Die "stillen Helden" sollen als Vorbild dienen und andere zum Nacheifern ermuntern. So rief Thomas Thumann allen Neumarktern in seiner Neujahrsbotschaft zu, sich auf die eigenen Fähigkeiten und Stärken zu konzentrieren, so wie es in der Vergangenheit Leitlinie gewesen sei.
Wichtige Entscheidungs- und Handlungsgrundlagen erhofft sich das Stadtoberhaupt vom Energienutzungsplan und dem Klimaschutzfahrplan. Weiterhin werde am bayerischen Modellprojekt "nachhaltige Bürgerkommune" mitgewirkt und die Arbeit im Qualitätszirkel zum Klimaschutz nutzen, um für Neumarkt entsprechende Verhaltenweisen zu entwickeln.
"Klimaforum", eine weitere Nachhaltigkeitskonferenz und ein Koordinationsnetzwerk Klimawandel mit Sitz in Neumarkt soll den Standort Neumarkt noch einmal kräftig aufwerten. "Dies sind für mich die Kernthemen für eine Kommune: die Frage der Zukunftsfähigkeit, Attraktivität und Wettbewerbsfähigkeit", gab Thomas Thumann als Devise für 2009 aus. Neumarkt sei da in jeder Hinsicht auf einem guten Weg. Als Beispiel nannte der OB die Herabsetzung des Gewerbesteuerhebesatzes auf 315 Prozent, womit Neumarkt unter den 28 Großen Kreisstädten alleiniger Spitzenreiter ist, wobei "Spitzenreiter" für das "sensationell niedrige Niveau" gerade verkehrt gedeutet werden könnte.

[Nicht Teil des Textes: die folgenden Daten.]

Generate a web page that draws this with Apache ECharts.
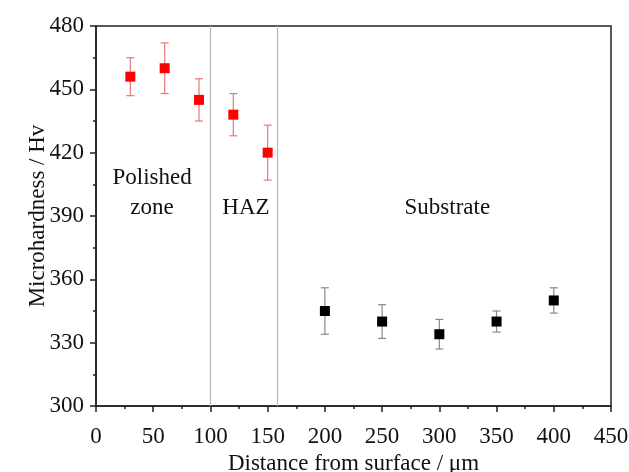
<!DOCTYPE html>
<html>
<head>
<meta charset="utf-8">
<script src="https://cdn.jsdelivr.net/npm/echarts@6/dist/echarts.min.js"></script>
<style>
html,body{margin:0;padding:0;background:#fff;}
#chart{width:629px;height:472px;}
</style>
</head>
<body>
<div id="chart"></div>
<script>
// Polished zone + HAZ (red)
var redX = [30, 60, 90, 120, 150];
var redY = [456, 460, 445, 438, 420];
var redLow = [447, 448, 435, 428, 407];
var redHigh = [465, 472, 455, 448, 433];
// Substrate (black)
var blackX = [200, 250, 300, 350, 400];
var blackY = [345, 340, 334, 340, 350];
var blackLow = [334, 332, 327, 335, 344];
var blackHigh = [356, 348, 341, 345, 356];
// zone boundaries
var boundaries = [100, 158];
// annotations
var notes = [
  {text: 'Polished\nzone', x: 49, y: 401},
  {text: 'HAZ', x: 131, y: 394},
  {text: 'Substrate', x: 307, y: 394}
];
var xTicks = {min: 0, max: 450, interval: 50};
var yTicks = {min: 300, max: 480, interval: 30};

var FONT = 'Liberation Serif';
var TXT = '#111';
var chart = echarts.init(document.getElementById('chart'));

function pts(xs, ys) { return xs.map(function (x, i) { return [x, ys[i]]; }); }
function errs(xs, lo, hi) { return xs.map(function (x, i) { return [x, lo[i], hi[i]]; }); }

function errRender(color) {
  return function (params, api) {
    var x = api.value(0);
    var lo = api.coord([x, api.value(1)]);
    var hi = api.coord([x, api.value(2)]);
    var w = 4;
    var st = {stroke: color, lineWidth: 1.2, fill: null};
    return {
      type: 'group',
      children: [
        {type: 'line', shape: {x1: lo[0], y1: lo[1], x2: hi[0], y2: hi[1]}, style: st},
        {type: 'line', shape: {x1: lo[0] - w, y1: lo[1], x2: lo[0] + w, y2: lo[1]}, style: st},
        {type: 'line', shape: {x1: hi[0] - w, y1: hi[1], x2: hi[0] + w, y2: hi[1]}, style: st}
      ]
    };
  };
}

var axisCommon = {
  axisLine: {show: true, onZero: false, lineStyle: {color: '#222', width: 1.5}},
  axisTick: {show: true, inside: false, length: 6, lineStyle: {color: '#222', width: 1.5}},
  minorTick: {show: true, splitNumber: 2, length: 3, lineStyle: {color: '#222', width: 1.5}},
  splitLine: {show: false},
  minorSplitLine: {show: false}
};

chart.setOption({
  animation: false,
  backgroundColor: '#fff',
  grid: {left: 96, right: 18, top: 26, bottom: 66, containLabel: false, outerBoundsMode: 'none',
    show: true, borderColor: '#222', borderWidth: 1.5, backgroundColor: 'transparent'},
  xAxis: Object.assign({
    type: 'value', min: xTicks.min, max: xTicks.max, interval: xTicks.interval,
    name: 'Distance from surface / μm', nameLocation: 'middle', nameGap: 45,
    nameTextStyle: {fontFamily: FONT, fontSize: 23, color: TXT},
    axisLabel: {fontFamily: FONT, fontSize: 23, color: TXT, margin: 19}
  }, axisCommon),
  yAxis: Object.assign({
    type: 'value', min: yTicks.min, max: yTicks.max, interval: yTicks.interval,
    name: 'Microhardness / Hv', nameLocation: 'middle', nameGap: 47, nameMoveOverlap: false,
    nameTextStyle: {fontFamily: FONT, fontSize: 23, color: TXT},
    axisLabel: {fontFamily: FONT, fontSize: 23, color: TXT, margin: 12}
  }, axisCommon),
  series: [
    {
      type: 'custom', renderItem: errRender('#e87878'), data: errs(redX, redLow, redHigh),
      encode: {x: 0, y: [1, 2]}, z: 2, silent: true
    },
    {
      type: 'custom', renderItem: errRender('#8a8a8a'), data: errs(blackX, blackLow, blackHigh),
      encode: {x: 0, y: [1, 2]}, z: 2, silent: true
    },
    {
      type: 'scatter', data: pts(redX, redY), symbol: 'rect', symbolSize: 10,
      itemStyle: {color: '#ff0000', opacity: 1}, z: 3,
      markLine: {
        silent: true, symbol: ['none', 'none'], label: {show: false},
        lineStyle: {color: '#b8b8b8', width: 1.2, type: 'solid'},
        data: boundaries.map(function (b) { return {xAxis: b}; })
      }
    },
    {
      type: 'scatter', data: pts(blackX, blackY), symbol: 'rect', symbolSize: 10,
      itemStyle: {color: '#000', opacity: 1}, z: 3
    },
    {
      type: 'scatter', symbolSize: 0, silent: true,
      itemStyle: {opacity: 1},
      data: notes.map(function (n) { return {value: [n.x, n.y], name: n.text}; }),
      label: {show: true, position: 'inside', formatter: function (p) { return p.name; },
        fontFamily: FONT, fontSize: 23, color: TXT, lineHeight: 30, align: 'center', verticalAlign: 'middle'}
    }
  ]
});
</script>
</body>
</html>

Bei den im drittgrößten Haushalt der Stadtgeschichte aufgelisteten Investitionen von über 48 Millionen darf natürlich der "Dauerbrenner" eines Jahrzehnts nicht fehlen. Beim Thema "Unteres Tor" soll 2009 "schon bald Klarheit verschafft werden, was dort geschieht und wie es weiter gehen soll."
Trotz aller Hiobsbotschaften wegen einer drohenden Finanz- und Wirtschaftskrise bleibt Neumarkts Oberbürgermeister Optimist: "Ich denke aber auf alle Fälle, dass wir als Stadt Neumarkt nicht schwarz in die Zukunft sehen sollten oder sogar müssten. Mit unserer sehr soliden finanziellen Basis und einer immer vernünftig agierenden Stadtpolitik können wir zuversichtlich an die Herausforderungen der Zukunft und an das neue Jahr herangehen."